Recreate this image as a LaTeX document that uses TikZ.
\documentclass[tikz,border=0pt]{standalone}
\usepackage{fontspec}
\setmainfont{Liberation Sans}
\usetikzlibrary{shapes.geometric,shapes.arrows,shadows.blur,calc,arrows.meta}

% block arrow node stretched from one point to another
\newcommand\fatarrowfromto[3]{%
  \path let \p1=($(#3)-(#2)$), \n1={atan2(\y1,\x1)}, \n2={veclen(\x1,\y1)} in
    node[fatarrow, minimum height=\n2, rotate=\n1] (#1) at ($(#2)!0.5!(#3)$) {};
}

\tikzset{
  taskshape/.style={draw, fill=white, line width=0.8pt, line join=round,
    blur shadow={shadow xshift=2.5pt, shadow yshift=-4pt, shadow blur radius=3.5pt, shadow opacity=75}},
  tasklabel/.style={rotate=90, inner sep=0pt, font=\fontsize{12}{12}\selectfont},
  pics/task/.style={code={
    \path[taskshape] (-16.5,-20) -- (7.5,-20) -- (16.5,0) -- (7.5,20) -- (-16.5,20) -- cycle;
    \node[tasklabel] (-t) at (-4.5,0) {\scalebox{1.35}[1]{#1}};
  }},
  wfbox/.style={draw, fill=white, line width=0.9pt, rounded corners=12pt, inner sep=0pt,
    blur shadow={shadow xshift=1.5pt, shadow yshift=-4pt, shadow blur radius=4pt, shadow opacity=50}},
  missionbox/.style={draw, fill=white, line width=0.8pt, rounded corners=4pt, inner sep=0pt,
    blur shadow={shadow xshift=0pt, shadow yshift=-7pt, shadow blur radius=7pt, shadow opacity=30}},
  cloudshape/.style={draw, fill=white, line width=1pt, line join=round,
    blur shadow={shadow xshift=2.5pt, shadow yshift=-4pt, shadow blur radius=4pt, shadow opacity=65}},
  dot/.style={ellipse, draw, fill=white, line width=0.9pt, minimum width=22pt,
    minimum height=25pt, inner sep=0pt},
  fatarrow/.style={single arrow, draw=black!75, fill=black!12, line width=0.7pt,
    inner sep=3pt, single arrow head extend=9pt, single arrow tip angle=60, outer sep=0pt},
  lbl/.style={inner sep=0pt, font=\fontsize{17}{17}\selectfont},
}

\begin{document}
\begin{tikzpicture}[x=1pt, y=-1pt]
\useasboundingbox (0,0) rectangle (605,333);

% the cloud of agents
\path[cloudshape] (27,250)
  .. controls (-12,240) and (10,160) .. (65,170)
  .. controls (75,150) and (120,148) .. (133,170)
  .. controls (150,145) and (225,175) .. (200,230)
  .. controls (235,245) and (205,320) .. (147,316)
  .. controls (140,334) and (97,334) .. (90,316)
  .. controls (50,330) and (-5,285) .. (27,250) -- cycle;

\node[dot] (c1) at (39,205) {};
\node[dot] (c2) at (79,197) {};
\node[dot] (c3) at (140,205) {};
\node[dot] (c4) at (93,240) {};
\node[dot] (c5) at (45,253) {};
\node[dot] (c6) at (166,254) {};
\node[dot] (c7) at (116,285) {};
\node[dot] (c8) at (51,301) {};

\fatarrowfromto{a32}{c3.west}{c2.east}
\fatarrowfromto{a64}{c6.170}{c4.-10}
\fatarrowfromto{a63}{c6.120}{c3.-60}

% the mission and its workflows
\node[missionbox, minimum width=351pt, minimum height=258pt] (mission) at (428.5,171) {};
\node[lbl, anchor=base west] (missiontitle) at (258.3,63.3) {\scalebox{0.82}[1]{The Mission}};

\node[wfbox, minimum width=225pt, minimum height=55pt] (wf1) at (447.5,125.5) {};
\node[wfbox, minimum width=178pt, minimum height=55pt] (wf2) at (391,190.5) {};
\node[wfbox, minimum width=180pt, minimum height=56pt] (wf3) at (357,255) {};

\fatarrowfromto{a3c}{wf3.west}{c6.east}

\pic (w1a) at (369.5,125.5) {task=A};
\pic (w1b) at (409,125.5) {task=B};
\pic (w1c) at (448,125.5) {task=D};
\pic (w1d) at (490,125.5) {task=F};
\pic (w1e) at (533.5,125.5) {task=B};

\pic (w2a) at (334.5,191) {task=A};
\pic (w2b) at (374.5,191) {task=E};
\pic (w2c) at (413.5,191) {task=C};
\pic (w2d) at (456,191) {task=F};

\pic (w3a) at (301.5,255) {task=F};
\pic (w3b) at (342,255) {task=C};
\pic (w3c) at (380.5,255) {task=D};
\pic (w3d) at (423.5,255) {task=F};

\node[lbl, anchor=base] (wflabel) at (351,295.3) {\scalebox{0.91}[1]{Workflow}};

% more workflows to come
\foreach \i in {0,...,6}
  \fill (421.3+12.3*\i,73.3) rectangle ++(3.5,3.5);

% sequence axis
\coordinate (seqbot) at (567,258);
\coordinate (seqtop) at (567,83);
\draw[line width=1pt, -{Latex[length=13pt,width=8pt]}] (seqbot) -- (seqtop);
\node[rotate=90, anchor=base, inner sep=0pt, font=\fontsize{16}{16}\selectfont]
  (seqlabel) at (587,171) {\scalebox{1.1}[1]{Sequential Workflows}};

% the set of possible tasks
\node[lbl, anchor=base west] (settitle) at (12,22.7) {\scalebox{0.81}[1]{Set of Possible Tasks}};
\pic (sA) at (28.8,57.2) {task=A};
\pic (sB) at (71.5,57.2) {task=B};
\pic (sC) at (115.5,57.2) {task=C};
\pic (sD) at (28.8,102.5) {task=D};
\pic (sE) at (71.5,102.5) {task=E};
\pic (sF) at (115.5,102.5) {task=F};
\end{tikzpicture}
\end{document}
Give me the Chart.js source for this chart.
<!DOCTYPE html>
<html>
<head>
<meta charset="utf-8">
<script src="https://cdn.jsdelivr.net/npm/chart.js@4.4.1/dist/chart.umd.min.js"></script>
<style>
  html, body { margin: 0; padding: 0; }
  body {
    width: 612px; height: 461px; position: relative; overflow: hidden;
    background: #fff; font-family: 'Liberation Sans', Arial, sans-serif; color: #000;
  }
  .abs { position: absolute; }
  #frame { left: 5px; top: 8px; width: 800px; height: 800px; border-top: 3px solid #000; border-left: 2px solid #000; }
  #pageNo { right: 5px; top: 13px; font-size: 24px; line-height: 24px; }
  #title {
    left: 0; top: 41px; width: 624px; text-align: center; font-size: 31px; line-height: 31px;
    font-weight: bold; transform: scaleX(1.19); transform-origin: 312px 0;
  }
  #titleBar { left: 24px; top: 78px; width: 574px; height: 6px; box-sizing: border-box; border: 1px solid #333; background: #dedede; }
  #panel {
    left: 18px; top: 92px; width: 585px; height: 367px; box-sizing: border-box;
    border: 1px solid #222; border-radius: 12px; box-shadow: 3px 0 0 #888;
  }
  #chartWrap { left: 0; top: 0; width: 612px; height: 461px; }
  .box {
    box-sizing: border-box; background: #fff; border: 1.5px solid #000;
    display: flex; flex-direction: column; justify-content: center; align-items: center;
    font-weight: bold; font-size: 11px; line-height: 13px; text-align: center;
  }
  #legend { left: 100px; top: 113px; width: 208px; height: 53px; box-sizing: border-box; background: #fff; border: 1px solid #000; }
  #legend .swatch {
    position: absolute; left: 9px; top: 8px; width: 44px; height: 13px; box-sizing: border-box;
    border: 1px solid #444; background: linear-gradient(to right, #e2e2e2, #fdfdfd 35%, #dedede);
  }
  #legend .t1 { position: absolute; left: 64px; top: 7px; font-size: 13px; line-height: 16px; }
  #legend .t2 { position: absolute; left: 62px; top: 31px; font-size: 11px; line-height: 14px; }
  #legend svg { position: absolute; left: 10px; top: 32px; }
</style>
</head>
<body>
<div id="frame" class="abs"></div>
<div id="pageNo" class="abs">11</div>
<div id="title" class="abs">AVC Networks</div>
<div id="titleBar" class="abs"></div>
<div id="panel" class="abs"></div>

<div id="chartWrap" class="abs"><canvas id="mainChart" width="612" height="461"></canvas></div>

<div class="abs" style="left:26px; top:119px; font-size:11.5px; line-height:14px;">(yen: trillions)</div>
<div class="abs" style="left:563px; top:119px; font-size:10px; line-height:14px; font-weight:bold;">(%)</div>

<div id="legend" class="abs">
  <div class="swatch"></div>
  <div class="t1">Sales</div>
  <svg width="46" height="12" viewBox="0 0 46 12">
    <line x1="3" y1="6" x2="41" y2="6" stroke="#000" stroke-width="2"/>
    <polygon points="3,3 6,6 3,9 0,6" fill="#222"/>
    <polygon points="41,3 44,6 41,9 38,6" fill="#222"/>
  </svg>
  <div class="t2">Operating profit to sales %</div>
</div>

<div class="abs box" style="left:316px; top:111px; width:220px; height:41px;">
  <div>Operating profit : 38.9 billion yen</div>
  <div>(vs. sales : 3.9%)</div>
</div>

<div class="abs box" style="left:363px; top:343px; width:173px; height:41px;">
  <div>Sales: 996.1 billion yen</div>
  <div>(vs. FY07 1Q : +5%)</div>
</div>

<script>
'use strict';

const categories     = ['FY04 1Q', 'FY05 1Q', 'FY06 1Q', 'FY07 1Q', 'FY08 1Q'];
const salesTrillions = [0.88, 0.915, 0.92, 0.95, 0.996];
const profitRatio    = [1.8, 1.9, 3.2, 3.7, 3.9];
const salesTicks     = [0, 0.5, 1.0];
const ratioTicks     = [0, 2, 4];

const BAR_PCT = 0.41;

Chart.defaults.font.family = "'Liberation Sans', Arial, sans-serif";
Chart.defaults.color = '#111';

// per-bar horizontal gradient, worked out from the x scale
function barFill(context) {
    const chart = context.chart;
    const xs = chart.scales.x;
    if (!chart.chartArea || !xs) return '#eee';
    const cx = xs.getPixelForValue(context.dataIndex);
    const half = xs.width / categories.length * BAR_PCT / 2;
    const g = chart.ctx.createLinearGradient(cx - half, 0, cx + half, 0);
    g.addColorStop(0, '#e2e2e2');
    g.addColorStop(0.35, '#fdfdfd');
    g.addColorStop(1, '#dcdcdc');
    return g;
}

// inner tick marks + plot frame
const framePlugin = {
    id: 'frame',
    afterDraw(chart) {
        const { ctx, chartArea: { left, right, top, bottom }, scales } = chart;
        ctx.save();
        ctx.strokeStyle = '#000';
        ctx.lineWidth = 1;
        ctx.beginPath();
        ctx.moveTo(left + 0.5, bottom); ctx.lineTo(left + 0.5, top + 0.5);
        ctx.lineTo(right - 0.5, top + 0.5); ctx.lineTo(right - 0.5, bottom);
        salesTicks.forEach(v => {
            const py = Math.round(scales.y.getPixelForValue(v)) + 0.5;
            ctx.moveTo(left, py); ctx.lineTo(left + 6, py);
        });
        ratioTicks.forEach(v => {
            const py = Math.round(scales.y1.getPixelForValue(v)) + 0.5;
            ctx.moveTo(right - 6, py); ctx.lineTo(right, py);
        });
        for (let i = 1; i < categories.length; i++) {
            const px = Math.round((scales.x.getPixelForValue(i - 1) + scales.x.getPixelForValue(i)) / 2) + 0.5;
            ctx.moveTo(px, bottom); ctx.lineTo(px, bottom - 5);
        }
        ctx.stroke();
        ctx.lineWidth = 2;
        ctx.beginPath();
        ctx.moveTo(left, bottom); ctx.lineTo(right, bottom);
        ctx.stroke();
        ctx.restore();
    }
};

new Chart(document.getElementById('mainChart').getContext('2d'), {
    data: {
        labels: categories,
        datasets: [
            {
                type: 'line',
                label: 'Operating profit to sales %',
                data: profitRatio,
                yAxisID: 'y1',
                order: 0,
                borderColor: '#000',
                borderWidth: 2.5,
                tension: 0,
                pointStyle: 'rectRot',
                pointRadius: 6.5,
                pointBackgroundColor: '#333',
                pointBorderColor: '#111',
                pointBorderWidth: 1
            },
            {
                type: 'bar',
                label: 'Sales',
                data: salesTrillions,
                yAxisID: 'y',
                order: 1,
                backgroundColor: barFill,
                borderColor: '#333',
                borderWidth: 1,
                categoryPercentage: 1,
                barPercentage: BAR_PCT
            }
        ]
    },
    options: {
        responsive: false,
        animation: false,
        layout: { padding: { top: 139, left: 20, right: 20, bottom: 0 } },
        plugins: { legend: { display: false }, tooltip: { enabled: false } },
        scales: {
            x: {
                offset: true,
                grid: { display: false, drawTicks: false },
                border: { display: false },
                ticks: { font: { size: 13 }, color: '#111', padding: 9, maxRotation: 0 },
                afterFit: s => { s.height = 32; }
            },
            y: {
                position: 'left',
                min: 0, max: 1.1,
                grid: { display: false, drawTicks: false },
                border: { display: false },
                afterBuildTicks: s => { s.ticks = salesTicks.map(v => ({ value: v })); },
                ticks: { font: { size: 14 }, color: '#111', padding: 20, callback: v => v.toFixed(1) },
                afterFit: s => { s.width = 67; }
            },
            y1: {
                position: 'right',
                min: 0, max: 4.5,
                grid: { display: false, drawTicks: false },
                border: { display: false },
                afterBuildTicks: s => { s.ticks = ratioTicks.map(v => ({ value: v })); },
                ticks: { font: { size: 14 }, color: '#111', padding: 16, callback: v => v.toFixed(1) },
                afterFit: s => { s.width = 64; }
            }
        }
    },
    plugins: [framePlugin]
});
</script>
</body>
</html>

**JOB**
Extract the first line above and each line after it up to and including the one with "(27,250) -- cycle;", please, exactly and with nothing else.

**FULL SOLUTION**
Recreate this image as a LaTeX document that uses TikZ.
\documentclass[tikz,border=0pt]{standalone}
\usepackage{fontspec}
\setmainfont{Liberation Sans}
\usetikzlibrary{shapes.geometric,shapes.arrows,shadows.blur,calc,arrows.meta}

% block arrow node stretched from one point to another
\newcommand\fatarrowfromto[3]{%
  \path let \p1=($(#3)-(#2)$), \n1={atan2(\y1,\x1)}, \n2={veclen(\x1,\y1)} in
    node[fatarrow, minimum height=\n2, rotate=\n1] (#1) at ($(#2)!0.5!(#3)$) {};
}

\tikzset{
  taskshape/.style={draw, fill=white, line width=0.8pt, line join=round,
    blur shadow={shadow xshift=2.5pt, shadow yshift=-4pt, shadow blur radius=3.5pt, shadow opacity=75}},
  tasklabel/.style={rotate=90, inner sep=0pt, font=\fontsize{12}{12}\selectfont},
  pics/task/.style={code={
    \path[taskshape] (-16.5,-20) -- (7.5,-20) -- (16.5,0) -- (7.5,20) -- (-16.5,20) -- cycle;
    \node[tasklabel] (-t) at (-4.5,0) {\scalebox{1.35}[1]{#1}};
  }},
  wfbox/.style={draw, fill=white, line width=0.9pt, rounded corners=12pt, inner sep=0pt,
    blur shadow={shadow xshift=1.5pt, shadow yshift=-4pt, shadow blur radius=4pt, shadow opacity=50}},
  missionbox/.style={draw, fill=white, line width=0.8pt, rounded corners=4pt, inner sep=0pt,
    blur shadow={shadow xshift=0pt, shadow yshift=-7pt, shadow blur radius=7pt, shadow opacity=30}},
  cloudshape/.style={draw, fill=white, line width=1pt, line join=round,
    blur shadow={shadow xshift=2.5pt, shadow yshift=-4pt, shadow blur radius=4pt, shadow opacity=65}},
  dot/.style={ellipse, draw, fill=white, line width=0.9pt, minimum width=22pt,
    minimum height=25pt, inner sep=0pt},
  fatarrow/.style={single arrow, draw=black!75, fill=black!12, line width=0.7pt,
    inner sep=3pt, single arrow head extend=9pt, single arrow tip angle=60, outer sep=0pt},
  lbl/.style={inner sep=0pt, font=\fontsize{17}{17}\selectfont},
}

\begin{document}
\begin{tikzpicture}[x=1pt, y=-1pt]
\useasboundingbox (0,0) rectangle (605,333);

% the cloud of agents
\path[cloudshape] (27,250)
  .. controls (-12,240) and (10,160) .. (65,170)
  .. controls (75,150) and (120,148) .. (133,170)
  .. controls (150,145) and (225,175) .. (200,230)
  .. controls (235,245) and (205,320) .. (147,316)
  .. controls (140,334) and (97,334) .. (90,316)
  .. controls (50,330) and (-5,285) .. (27,250) -- cycle;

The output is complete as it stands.